SCULP is a feature-length film to be distributed through national and international movie theaters, as well as other distribution channels. Aiming at a wider audience, the film tells the story of the inhabitants of a survival system, created by humans in an apocalyptic situation, in which free will has been replaced by a universal “right will”. The settings are mostly at the MIEC, although other places were chosen for filming.>>
I really enjoyed the eerie and strange vibe in the film “SCULP_SONHOS”. The images are strong and carefully ‘constructed’: the director was present at the preview of the film and used the analogy of Lego building blocks. The music was interesting and an aid for the disconcerting atmosphere the director wanted to convey. The film was not made to be seen in a theater room, even a small one such as the one I saw it, but that didn’t diminish the experience.
Being a film for museum context I guess that it would be better if the length was shorter and that the sequences between scenes were simply black and not the high-tech animated interface (this detail will be changed for the final version).
60 minutes is a bit too long; some of the sequences could be cut in order of taking out some dispensable repetition. The voice-over, in my opinion, is not necessary. This is a different product from the more narrative second part of the project, the sci-fi film that, as the director said, is mostly finished but needs funds. The production will end in 2021 and the goal is to exhibit the film on the commercial circuit. If I understood correctly the director aims to create a much different film from the one I saw – “SCULP_SONHOS” –, more oneiric, experimental, theatrical, with a video clip aesthetic at times.

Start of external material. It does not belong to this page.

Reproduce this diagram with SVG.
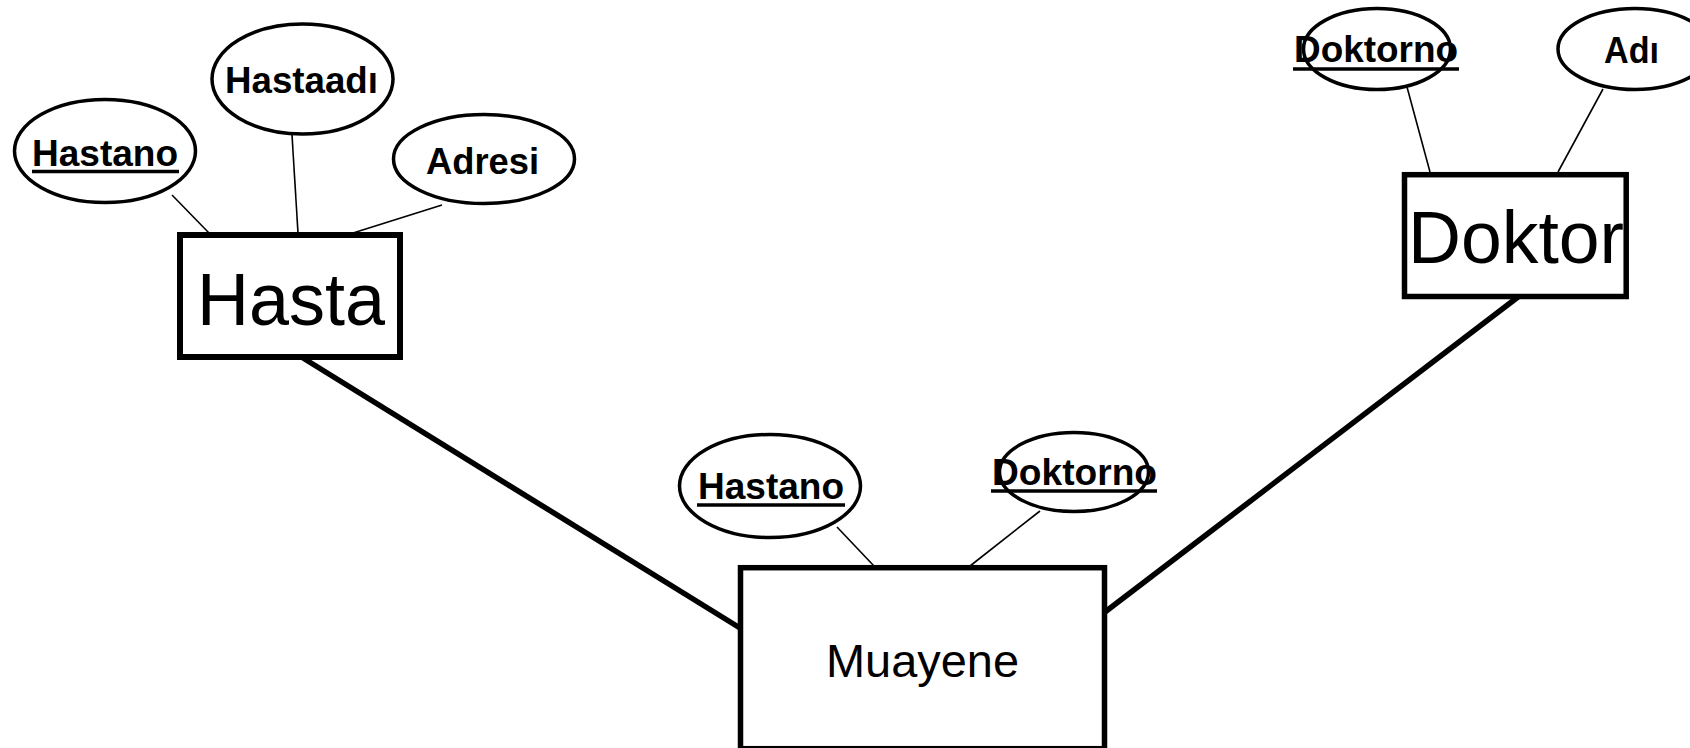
<svg xmlns="http://www.w3.org/2000/svg" width="1690" height="748" viewBox="0 0 1690 748">
<style>
.attr{fill:#fff;stroke:#000;stroke-width:3.5}
.ent{fill:#fff;stroke:#000;stroke-width:5.5}
.at{font-family:"Liberation Sans",Arial,sans-serif;font-weight:bold;font-size:36px;fill:#000}
.et{font-family:"Liberation Sans",Arial,sans-serif;font-size:74px;fill:#000}
.ul{stroke:#000;stroke-width:3.5}
.thin{stroke:#000;stroke-width:1.6;fill:none}
.thick{stroke:#000;stroke-width:5.5;fill:none}
</style>
<rect width="1690" height="748" fill="#fff"/>
<g id="connectors">
<line class="thin" x1="172" y1="195" x2="209" y2="233"/>
<line class="thin" x1="292" y1="135" x2="298" y2="233"/>
<line class="thin" x1="442" y1="205" x2="353" y2="233"/>
<line class="thin" x1="1407" y1="87" x2="1430" y2="172"/>
<line class="thin" x1="1603" y1="89" x2="1558" y2="172"/>
<line class="thin" x1="837" y1="527" x2="874" y2="566"/>
<line class="thin" x1="1040" y1="511" x2="970" y2="566"/>
<line class="thick" x1="303" y1="358" x2="740" y2="628"/>
<line class="thick" x1="1105" y1="612" x2="1518" y2="297"/>
</g>
<g id="hasta">
<rect class="ent" x="180" y="235" width="220" height="122" style="stroke-width:6"/>
<text class="et" x="197" y="325" textLength="188" lengthAdjust="spacingAndGlyphs">Hasta</text>
</g>
<g id="doktor">
<rect class="ent" x="1404.5" y="174.7" width="221.7" height="121.8"/>
<text class="et" x="1408" y="263" textLength="216" lengthAdjust="spacingAndGlyphs">Doktor</text>
</g>
<g id="muayene">
<rect class="ent" x="740.5" y="567.7" width="364" height="181"/>
<text x="826" y="677" font-family="Liberation Sans, Arial, sans-serif" font-size="47" textLength="193" lengthAdjust="spacingAndGlyphs">Muayene</text>
</g>
<g id="hasta-hastano">
<ellipse class="attr" cx="105" cy="151" rx="90.5" ry="51.5"/>
<text class="at" x="32" y="166" textLength="146" lengthAdjust="spacingAndGlyphs">Hastano</text>
<line class="ul" x1="32" y1="171.5" x2="179" y2="171.5"/>
</g>
<g id="hasta-hastaadi">
<ellipse class="attr" cx="302.5" cy="79" rx="90.5" ry="55"/>
<text class="at" x="225" y="93" textLength="153" lengthAdjust="spacingAndGlyphs">Hastaadı</text>
</g>
<g id="hasta-adresi">
<ellipse class="attr" cx="484" cy="159" rx="90.5" ry="44.5"/>
<text class="at" x="426" y="174" textLength="113" lengthAdjust="spacingAndGlyphs">Adresi</text>
</g>
<g id="doktor-doktorno">
<ellipse class="attr" cx="1377" cy="49" rx="73.5" ry="40.5"/>
<text class="at" x="1294" y="62" textLength="164" lengthAdjust="spacingAndGlyphs">Doktorno</text>
<line class="ul" x1="1293" y1="69" x2="1459" y2="69"/>
</g>
<g id="doktor-adi">
<ellipse class="attr" cx="1635" cy="49" rx="77" ry="40.5"/>
<text class="at" x="1604" y="63" textLength="55" lengthAdjust="spacingAndGlyphs">Adı</text>
</g>
<g id="muayene-hastano">
<ellipse class="attr" cx="770" cy="486" rx="90.5" ry="51.5"/>
<text class="at" x="698" y="499" textLength="146" lengthAdjust="spacingAndGlyphs">Hastano</text>
<line class="ul" x1="697" y1="505" x2="845" y2="505"/>
</g>
<g id="muayene-doktorno">
<ellipse class="attr" cx="1074" cy="472" rx="74.5" ry="39.5"/>
<text class="at" x="992" y="485" textLength="165" lengthAdjust="spacingAndGlyphs">Doktorno</text>
<line class="ul" x1="991" y1="491" x2="1157" y2="491"/>
</g>
</svg>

“SCULP_SONHOS” shows us two different kinds of people, the ones living in the system and the ones living outside the system, in the mud. The ones living in the system live longer but seem to live in an artificial environment with no natural light, inside a building with water vats where they immerse themselves. The ‘mud people’ seem primitive and aggressive. These characters, shown at the beginning and at the end of the film, and the ever-present mud reminded me of an unorthodox sci-fi Russian movie called “Hard to Be a God” (2013).
The dream sequences of “SCULP_SONHOS” are powerful sequences that would be much more powerful if a choreographer had meticulously designed the actions of the actors, who had wonderful figurines. The Wim Wenders movie “Pina” (2011) comes to mind. The dream sequences had many themes but the overall concepts were birth (seen when a kind of Venus of Willendorf gives birth to a matured man), sex and shame, gluttony, and separation. The Production Manager/ Stage Director and Manager had the amiability to share with me the chosen themes for the seven dreams: be born; eat; play; contemplate; built; procreate; die.
I highly recommend a visit to the Santo Tirso museum, home to one of the biggest collections of contemporary sculptures in Europe, “a landmark in the international art scene”.